Supporters of a Europe-wide tax on banks have condemned the UK’s failure to take part as “untenable”.
The attack came after nine EU countries decided to go ahead with a tax on financial transactions between banks as a way of raising extra money to fund future bail-outs.
The call for an EU financial transactions tax (FTT) was suggested by Brussels as the eurozone crisis deepened, partly to show that banks were sharing the bail-out burden alongside taxpayers.
But Britain has been leading opposition, insisting such a tax would have to apply globally to function fairly.
At talks between EU finance ministers in Luxembourg, an inner core of nine governments, including Germany, France, Italy, Greece and Poland, decided to press ahead alone.
British Chancellor George Osborne refused to budge, insisting the tax would hurt the European economy, as financial transactions were routed to countries outside the EU:
“I would have thought we want to be attracting business rather than the other way around,” he said.
German Finance Minister Wolfgang Schaeuble said he would prefer that all 27 EU member countries adopted the tax together, but he hoped it would be possible to go ahead with fewer. “We emphatically want to move ahead,” he insisted.

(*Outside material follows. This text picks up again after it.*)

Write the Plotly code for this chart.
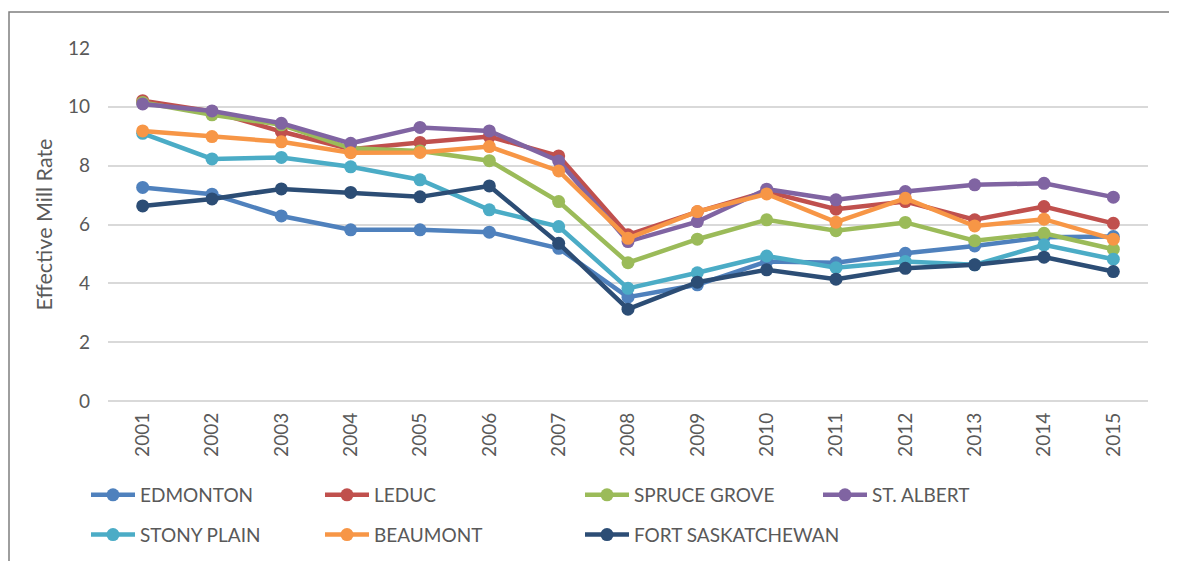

Nicolas Mombrial, Oxfam’s EU spokesman, said: “We’re delighted that a coalition of willing countries has finally asked the UK and other blockers to step out of the way. Europe can finally move beyond talking, and has a real opportunity to introduce an FTT that will help to fight poverty and climate change.”
He said next week’s EU summit in Brussels should be a time for more countries to join the FTT “and show they’re ready to put the interests of ordinary people before those of the financial sector.”

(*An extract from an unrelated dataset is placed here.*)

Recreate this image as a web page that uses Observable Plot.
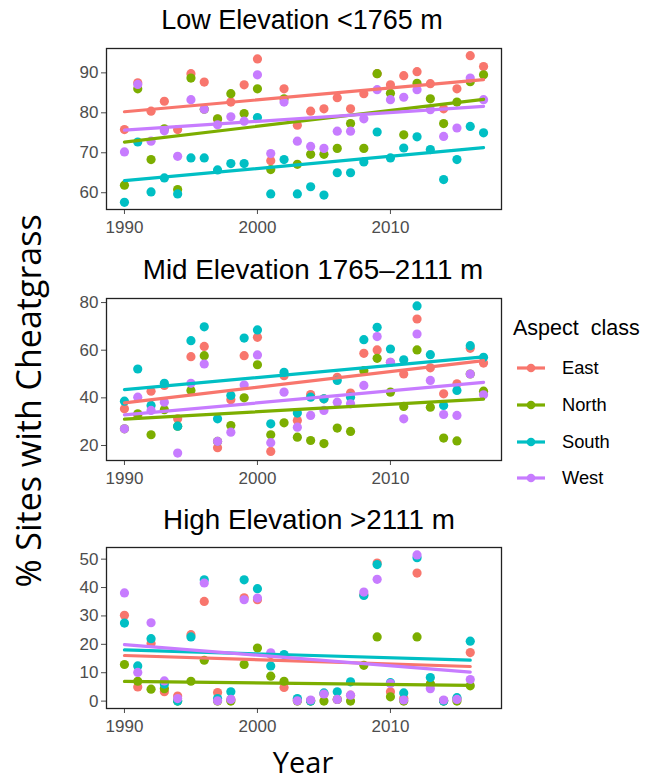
<!DOCTYPE html>
<html><head><meta charset="utf-8">
<script src="https://cdn.jsdelivr.net/npm/d3@7"></script>
<script src="https://cdn.jsdelivr.net/npm/@observablehq/plot@0.6"></script>
<style>
body{margin:0;background:#fff;}
#root{position:relative;width:651px;height:784px;overflow:hidden;font-family:"Liberation Sans",Arial,sans-serif;background:#fff;}
.ptitle{position:absolute;line-height:1;color:#000;white-space:nowrap;transform:translateX(-50%);}
</style></head><body><div id="root"></div>
<script>
const aspects = ["East", "North", "South", "West"];
const colors = ["#F8766D", "#7CAE00", "#00BFC4", "#C77CFF"];
const xTicks = [1990, 2000, 2010];

const yearsLowMid = [1990,1991,1992,1993,1994,1995,1996,1997,1998,1999,2000,2001,2002,2003,2004,2005,2006,2007,2008,2009,2010,2011,2012,2013,2014,2015,2016,2017];
const yearsHigh = [1990,1991,1992,1993,1994,1995,1996,1997,1998,1999,2000,2001,2002,2003,2004,2005,2006,2007,2008,2009,2010,2011,2012,2013,2014,2015,2016];

// Low Elevation <1765 m
const lowEast  = [75.8,87.5,80.4,82.9,75.8,89.8,87.7,78.4,82.7,87.0,93.5,68.0,86.0,76.9,80.4,81.0,83.8,81.0,84.8,89.8,87.0,89.3,90.3,87.3,81.0,86.0,94.3,91.6];
const lowNorth = [61.9,86.0,68.3,76.0,60.8,88.7,80.9,78.5,84.8,79.8,86.0,65.8,83.5,67.1,69.6,69.6,71.1,77.3,71.1,89.8,84.9,74.5,87.4,83.5,77.3,82.7,87.8,89.5];
const lowSouth = [57.6,72.7,60.2,63.7,59.7,68.7,68.7,65.7,67.3,67.3,78.8,59.7,68.3,59.7,61.5,59.4,65.0,65.0,67.7,75.2,68.7,71.2,74.0,70.8,63.3,68.3,76.6,75.0];
const lowWest  = [70.2,87.1,72.9,75.5,69.1,83.3,80.9,77.0,79.0,77.9,89.5,69.8,82.7,72.9,71.6,71.1,75.4,75.4,78.5,85.8,83.3,83.9,85.8,80.8,74.1,76.2,88.7,83.3];

// Mid Elevation 1765–2111 m
const midEast  = [35.4,32.6,42.8,45.2,31.2,57.3,61.6,19.1,39.2,57.7,65.4,17.5,49.3,30.5,41.4,39.6,48.6,42.0,58.7,60.1,54.9,50.0,73.1,52.6,41.7,45.9,60.8,54.6];
const midNorth = [27.0,33.3,24.5,35.0,28.1,43.1,57.7,21.7,28.4,40.0,53.9,24.5,29.5,23.5,22.1,20.8,27.3,25.9,51.4,56.6,42.4,36.4,60.1,36.1,23.1,21.9,50.0,42.8];
const midSouth = [38.6,52.1,36.8,46.1,28.1,64.0,69.8,31.2,41.0,65.1,68.5,29.1,50.7,33.6,40.3,39.6,47.3,40.3,64.4,69.6,60.5,56.0,78.6,58.1,36.8,43.1,61.9,57.0];
const midWest  = [27.0,40.3,34.7,38.2,16.8,46.1,54.2,21.7,25.6,45.4,58.0,21.2,42.4,27.7,32.6,34.7,38.2,37.5,45.2,65.7,54.9,31.2,66.8,47.3,33.0,32.6,50.0,41.3];

// High Elevation >2111 m
const highEast  = [30.2,5.0,20.3,3.3,1.8,23.4,35.1,3.0,0.6,36.4,35.7,16.4,4.8,0.5,0.2,2.5,0.6,2.1,37.5,48.6,3.3,1.0,45.1,6.0,0.2,0.8,17.1];
const highNorth = [12.9,7.0,4.2,4.4,0.0,7.0,14.4,0.0,0.0,12.9,18.7,8.8,7.0,0.0,0.0,0.0,0.6,0.0,12.6,22.6,1.5,0.0,22.6,6.0,0.0,0.0,5.4];
const highSouth = [27.5,12.4,22.0,6.0,0.0,22.6,42.7,0.9,3.3,42.7,39.6,12.4,16.4,0.9,0.0,2.9,3.3,6.8,37.2,48.1,6.5,2.9,50.5,8.3,0.0,1.2,21.1];
const highWest  = [38.1,10.1,27.6,7.1,0.9,null,41.6,0.1,0.6,35.7,36.3,17.0,null,0.1,0.4,2.5,0.6,2.1,38.4,42.9,6.2,0.4,51.5,4.4,0.4,0.6,7.6];

const panelTitles = ["Low Elevation <1765 m", "Mid Elevation 1765\u20132111 m", "High Elevation >2111 m"];
const lowTicks = [60, 70, 80, 90];
const midTicks = [20, 40, 60, 80];
const highTicks = [0, 10, 20, 30, 40, 50];

function rowsFor(years, series) {
  const out = [];
  series.forEach((vals, i) => {
    vals.forEach((v, j) => { if (v != null) out.push({year: years[j], value: v, aspect: aspects[i]}); });
  });
  return out;
}

const panels = [
  {title: panelTitles[0], titleX: 302, titleTop: 7, fs: 27, top: 40, domain: [55.8, 96.1], ticks: lowTicks, h: 161,
   rows: rowsFor(yearsLowMid, [lowEast, lowNorth, lowSouth, lowWest])},
  {title: panelTitles[1], titleX: 313, titleTop: 256, fs: 27.8, top: 290, domain: [13.7, 81.7], ticks: midTicks, h: 162,
   rows: rowsFor(yearsLowMid, [midEast, midNorth, midSouth, midWest])},
  {title: panelTitles[2], titleX: 309, titleTop: 506, fs: 27.8, top: 539, domain: [-2.6, 54.1], ticks: highTicks, h: 161,
   rows: rowsFor(yearsHigh, [highEast, highNorth, highSouth, highWest])}
];

const root = document.getElementById("root");

panels.forEach(p => {
  const t = document.createElement("div");
  t.className = "ptitle";
  t.textContent = p.title;
  t.style.left = p.titleX + "px";
  t.style.top = p.titleTop + "px";
  t.style.fontSize = p.fs + "px";
  root.appendChild(t);

  const svg = Plot.plot({
    width: 520,
    height: 8 + p.h + 32,
    marginLeft: 106, marginRight: 19, marginTop: 8, marginBottom: 32,
    style: {fontFamily: "'Liberation Sans', Arial, sans-serif", fontSize: "17px", color: "#4d4d4d", background: "transparent", overflow: "visible"},
    x: {domain: [1988.65, 2018.35], ticks: xTicks, tickFormat: d => String(d), tickSize: 5, tickPadding: 6, label: null},
    y: {domain: p.domain, ticks: p.ticks, tickSize: 5, tickPadding: 3, label: null},
    color: {domain: aspects, range: colors},
    marks: [
      Plot.dot(p.rows, {x: "year", y: "value", fill: "aspect", r: 4.6}),
      Plot.linearRegressionY(p.rows, {x: "year", y: "value", stroke: "aspect", strokeWidth: 3.2, ci: 0}),
      Plot.frame({stroke: "#222", strokeWidth: 1.3})
    ]
  });
  svg.style.position = "absolute";
  svg.style.left = "0px";
  svg.style.top = p.top + "px";
  root.appendChild(svg);
});

// Axis titles (overlay svg)
const ov = d3.create("svg").attr("width", 651).attr("height", 784)
  .style("position", "absolute").style("left", "0px").style("top", "0px")
  .style("pointer-events", "none")
  .style("font-family", "'Open Sans', sans-serif");
ov.append("text")
  .attr("transform", "translate(41,401) rotate(-90)")
  .attr("text-anchor", "middle")
  .attr("font-size", 34)
  .attr("fill", "#000")
  .text("% Sites with Cheatgrass");
ov.append("text")
  .attr("x", 303).attr("y", 773)
  .attr("text-anchor", "middle")
  .attr("font-size", 29)
  .attr("fill", "#000")
  .text("Year");
root.appendChild(ov.node());

// Legend
const legendTitle = "Aspect\u00a0 class";
const leg = d3.create("svg").attr("width", 150).attr("height", 200)
  .style("position", "absolute").style("left", "505px").style("top", "300px")
  .style("font-family", "'Liberation Sans', Arial, sans-serif");
leg.append("text").attr("x", 8).attr("y", 35).attr("font-size", 21.5).attr("fill", "#000").text(legendTitle);
const ys = [68, 105, 142, 178];
aspects.forEach((a, i) => {
  const g = leg.append("g").attr("transform", `translate(0,${ys[i]})`);
  g.append("line").attr("x1", 12).attr("x2", 40).attr("stroke", colors[i]).attr("stroke-width", 3.2);
  g.append("circle").attr("cx", 26).attr("r", 4.3).attr("fill", colors[i]);
  g.append("text").attr("x", 57).attr("dy", "0.35em").attr("font-size", 18.3).attr("fill", "#000").text(a);
});
root.appendChild(leg.node());
</script></body></html>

He added: “To gain popular support, a significant part of the (FTT) revenues should go to people who have been hit hardest by the economic crisis in poor countries.

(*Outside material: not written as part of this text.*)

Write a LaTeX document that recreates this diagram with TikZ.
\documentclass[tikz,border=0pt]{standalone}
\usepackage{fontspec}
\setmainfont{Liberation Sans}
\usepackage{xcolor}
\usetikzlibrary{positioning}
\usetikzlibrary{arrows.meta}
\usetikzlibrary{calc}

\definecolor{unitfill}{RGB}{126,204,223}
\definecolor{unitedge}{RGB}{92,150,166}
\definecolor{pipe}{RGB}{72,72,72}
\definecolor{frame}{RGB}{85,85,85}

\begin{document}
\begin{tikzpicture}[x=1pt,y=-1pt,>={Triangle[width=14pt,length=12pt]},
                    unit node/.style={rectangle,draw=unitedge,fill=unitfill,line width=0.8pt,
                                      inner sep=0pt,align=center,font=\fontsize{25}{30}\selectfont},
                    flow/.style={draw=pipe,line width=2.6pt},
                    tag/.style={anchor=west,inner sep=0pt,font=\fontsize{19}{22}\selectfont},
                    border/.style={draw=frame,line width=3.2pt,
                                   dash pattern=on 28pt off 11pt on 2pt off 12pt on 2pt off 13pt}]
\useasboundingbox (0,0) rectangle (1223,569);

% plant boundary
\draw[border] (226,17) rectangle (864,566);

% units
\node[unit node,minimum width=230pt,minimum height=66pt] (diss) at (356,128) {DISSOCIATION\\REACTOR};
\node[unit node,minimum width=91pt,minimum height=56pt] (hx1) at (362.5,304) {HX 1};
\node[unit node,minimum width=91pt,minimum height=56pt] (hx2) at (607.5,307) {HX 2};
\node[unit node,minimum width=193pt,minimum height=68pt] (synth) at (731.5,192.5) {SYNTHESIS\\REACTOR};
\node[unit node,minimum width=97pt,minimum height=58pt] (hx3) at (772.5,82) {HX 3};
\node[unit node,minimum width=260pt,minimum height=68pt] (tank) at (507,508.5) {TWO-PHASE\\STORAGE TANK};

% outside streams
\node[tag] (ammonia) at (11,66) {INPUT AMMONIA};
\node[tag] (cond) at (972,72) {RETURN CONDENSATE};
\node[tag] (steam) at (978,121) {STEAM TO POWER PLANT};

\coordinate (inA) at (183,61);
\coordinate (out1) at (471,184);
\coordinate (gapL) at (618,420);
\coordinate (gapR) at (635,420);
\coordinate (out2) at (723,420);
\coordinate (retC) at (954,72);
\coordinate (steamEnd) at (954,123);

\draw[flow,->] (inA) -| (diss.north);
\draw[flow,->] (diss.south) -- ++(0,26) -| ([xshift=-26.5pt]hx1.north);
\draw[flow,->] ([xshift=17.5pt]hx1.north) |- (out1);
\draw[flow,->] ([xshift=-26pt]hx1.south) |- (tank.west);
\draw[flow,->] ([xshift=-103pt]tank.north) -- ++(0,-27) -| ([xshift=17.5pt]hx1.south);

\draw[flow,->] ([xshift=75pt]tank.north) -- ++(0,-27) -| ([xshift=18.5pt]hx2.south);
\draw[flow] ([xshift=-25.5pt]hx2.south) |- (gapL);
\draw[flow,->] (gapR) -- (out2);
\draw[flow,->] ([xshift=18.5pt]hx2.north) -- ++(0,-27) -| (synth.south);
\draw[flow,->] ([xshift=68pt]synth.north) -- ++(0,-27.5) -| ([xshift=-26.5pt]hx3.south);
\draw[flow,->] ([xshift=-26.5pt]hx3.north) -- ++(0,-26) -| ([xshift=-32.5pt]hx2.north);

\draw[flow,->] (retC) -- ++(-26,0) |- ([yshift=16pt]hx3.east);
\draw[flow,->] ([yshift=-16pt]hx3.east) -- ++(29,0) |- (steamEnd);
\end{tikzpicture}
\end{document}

“Using the proceeds of a new tax only for EU projects or to pay down deficits would be a betrayal of the millions who support a Robin Hood Tax.”
The Robin Hood Tax campaign also welcomed the move. Its spokesman David Hillman said: “We are delighted that a coalition of European countries has agreed to press ahead with a financial transaction tax.
“But the UK public will be rightly angry that George Osborne is resisting efforts to make the City pay its fair share.
“A Robin Hood tax would boost growth as well as raise billions to tackle poverty and protect public services at home and abroad.
“A fully functioning European FTT – combined with its continuing popularity with the public – will make this government’s opposition increasingly untenable.”
More than 50 financiers have written to Britain's Prime Minister David Cameron and other European and world leaders calling on them to introduce financial transaction taxes.
The letter, signed by senior figures from Wall Street, the City of London and other financial institutions across Europe, says that FTTs “will rebalance financial markets away from a short-term trading mentality that has contributed to instability in our financial markets. They also have the potential to raise significant revenue”
The letter said: “FTTs have a proven track record. Numerous countries, including those with deep and fast-growing markets, such as the UK, South Africa, Hong Kong, Singapore, Switzerland, and India, currently have FTTs on particular asset classes that raise billions of dollars per year.
“New FTTs, whether agreed by the G20, EU, or by individual countries, offer a real opportunity to help restore the financial sector to its proper role, while raising massive revenues for people in urgent need at home and in the world’s poorest countries.
“We believe this is an opportunity that should not be missed.”